Мы строили новый, свободный мир, мы искали новые человеческие чувства и отношения, но путь наш, как у всех ищущих, был извилист и проходил по сильно пересеченной местности.

В одном волостном селе, куда я как-то приехал по своим газетным делам, секретарь комсомольской ячейки сказал после собрания: «Ты вон к той девчонке иди ночевать, она ждет».

Мы тогда не догадывались, что это нам мстит, путаясь под ногами, как раз то самое старое, так люто ненавидимое.

Все это было очень недавно и со мной и со многими моими друзьями, и вот я сейчас, в самом конце двадцатых годов, слушаю, как звенят стекляшки люстры от Зинкиного смеха, и размышляю о любви; что это такое.

Я очень люблю Маяковского, верю каждому его слову, и меня до гордости восхищает его чудесное умение выбирать слова и расставлять их с особой ударной силой.

А у него о любви:

А я —
весь из мяса,
человек весь —
тело твое просто прошу,
как просят христиане —
«хлеб наш насущный
даждь нам днесь».
Мария — дай!

Как надо любить! С каким восторженным недоумением смотреть на любимую, чтобы иметь право так ей сказать!

А у меня этого права нет, и я совершенно бесправно думаю о Зинке, с тоской, от которой цепенеет тело. А на старом гостиничном матраце еще не разгладились вмятины от крутого Зинкиного тела: «Хлеб наш насущный»…
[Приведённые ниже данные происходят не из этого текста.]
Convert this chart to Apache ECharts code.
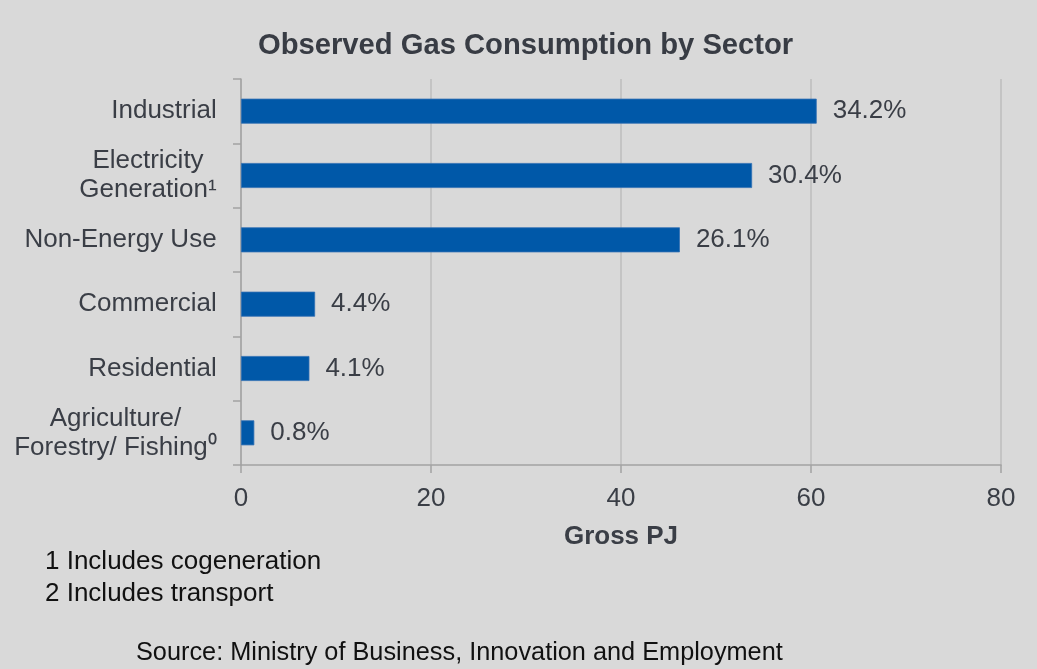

Я пнул ногой кровать и пошел в столовую.

3

Столовая помещалась здесь же внизу. До революции тут был ресторан «Венеция». Потому и гостиница тоже называлась «Венеция». Так ее все и продолжают называть, хотя черная вывеска над крыльцом утверждает, что это «Дом крестьянина № 1 Горкомхоза».

В столовой завтракали ребята с тракторных курсов. Они сосредоточенно доедали гуляш с пшенной кашей. Ели дружно и в полном молчании, как привыкли есть у себя в деревне, собираясь на работу, когда все едят из одной чашки, и если зазеваешься — голодом насытишься.

Такова одна из многих привычек, с которыми они пришли на курсы. Тут новая жизнь, и у каждого своя тарелка, можно бы и не спешить, но привычка, как кошка при переезде: ее первую пускают в новую избу. Кошка — символ домашности. Старые привычки долго еще живут с нами, и мы их подкармливаем и даже ласкаем, разнежившись.

— Как жизнь? — спросил я по дороге к окошку, откуда усатый завстоловой сам выдавал еду. Зная, что ответа не будет до конца трапезы, я сразу добавил: — Приятно вам жевать…

Ваня Гавриков как раз покончил с гуляшом и, придвигая к себе стакан мутного компота, торопливо проговорил:

— А у нас не жуя пролетает.

Ваня Гавриков — все зовут его просто Гавриком — только что единым духом вытянул стакан компота и сидел отдуваясь. В его глазах — томность, свойственная заласканному деревенскому гармонисту. А в самом деле он, веселый, легкий характером парнишка, только что не в меру балованный — властитель девичьих мечтаний.